Perché sostiene di essere tornato al Platone originario?
«Mi
distacco dalle due principali, ed erronee, vulgate del passato. Platone
ha avuto una doppia discendenza. Quella religiosa, che comincia molto
presto, con i neoplatonici come Plotino, che spinge Platone verso la
trascendenza, l'idea di Bene, e l'idea dei due mondi: c'è il mondo
sensibile, corrotto e incline ai vizi, e il mondo celeste che è quello
della salvezza. Poi c'è l'interpretazione contraria, ossia razionalista,
che ha interpretato Platone soprattutto attraverso la matematica, la
scienza, facendone il primo grande razionalista. Platone è stato un po'
seppellito sotto il peso delle interpretazioni».
E la sua di interpretazione, invece?
«Cerco
di riportare Platone alla sua natura di pensatore dialettico, cioè un
filosofo che cerca di tenere insieme la contraddizione tra il carattere
materialista di ogni conoscenza e il carattere universale della verità.
Platone cerca di dire: non cedo né sul fatto che viviamo in un mondo di
esperienza sensibile (parla spesso di dottori, artigiani, piloti di
navi, quindi è falso dire che è perso nelle nuvole, è una diceria), né
sul fatto che è giusto ambire a qualcosa di universale, comune a tutti.
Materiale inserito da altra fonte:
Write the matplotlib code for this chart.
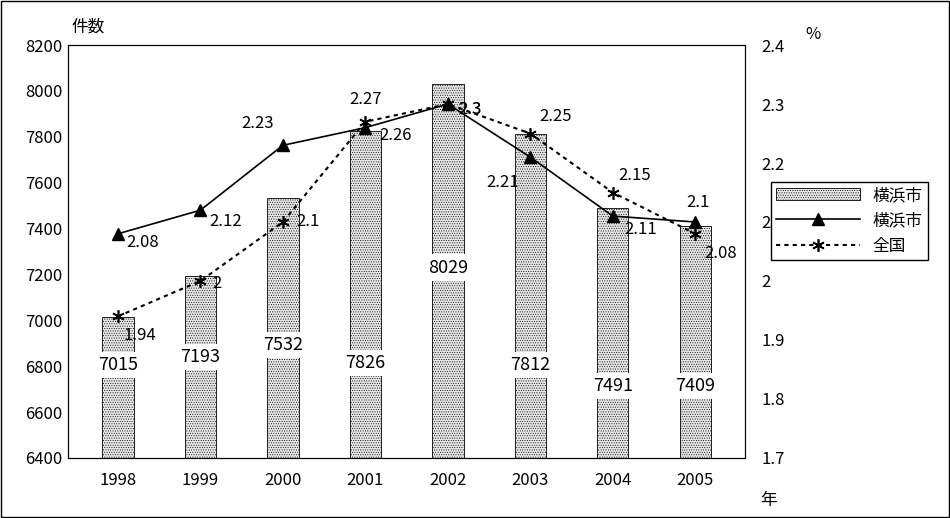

Bisogna tenere le due cose insieme».
Questi due elementi si realizzano nella città ideale.
«Il
tipo di vita che Platone propone come ideale non prevede la proprietà
privata, le decisioni sono prese in comune e così via. Questa visione
politica credo che la si possa definire come il tentativo di organizzare
la società sulla condivisione di valori universali, su quel che c'è di
comune negli uomini (comunismo vuol dire questo). Altrimenti la sola
universalità che ci resta è quella del denaro, come già sta accadendo. O
ci incamminiamo lungo una strada platonica — rinnovata, trasformata,
modernizzata, naturalmente — cioè riorganizziamo la vita sociale sulle
basi di una uguaglianza minima tra gli uomini, o lasciamo che il potere
della manipolazione finanziaria su scala globale abbia l'ultima parola.
Il mio libro quindi è anche Platone contro i finanzieri» (si mette a
ridere).
Lo vede che è comunista...
«Ma no, il mio è un libro
filosofico, non un manifesto politico. E poi Platone è aristocratico e
antidemocratico. Nella mia riscrittura, invece, allargo a tutti quel che
Platone riserva all'élite. Le formule che mi piacciono sono elitismo
per tutti, o aristocrazia popolare».